Located about 200 miles east of Seattle, Chelan (Sha-LAN) is more like two lakes than one. At its lower end around Chelan—a classic American small town—the lake is cradled by broad semiarid slopes dotted with orchards, farms, and vineyards. During the perpetually sunny summer, lake dwellers can paddleboard or water-ski, get a bird’s-eye view while parasailing, play a round of golf, or swim in water that may reach into the 70s. Shave ice from the stand near Lakeside Park is de rigueur.
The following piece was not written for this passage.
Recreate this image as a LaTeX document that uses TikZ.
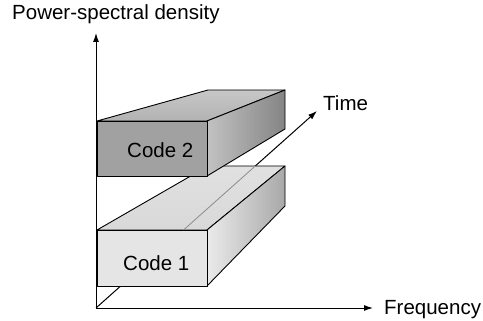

But farther up the lake, Chelan becomes the domain of hikers, campers, and anglers as you pass through fjord-like gorges and into the heart of the rugged Cascade Mountains. Deep forests cloak the land, and in the distance snowy, 9,000-foot peaks bristle against an intensely blue sky. Some of the ferry passengers will overnight at Stehekin and later hike the trails, raft the rivers, or climb the summits of the 61,958-acre Lake Chelan National Recreation Area. But even for those who return the same day to the gentler summertime pleasures of the lower lake, a memory of this stirring, natural grandeur will likely last a long time.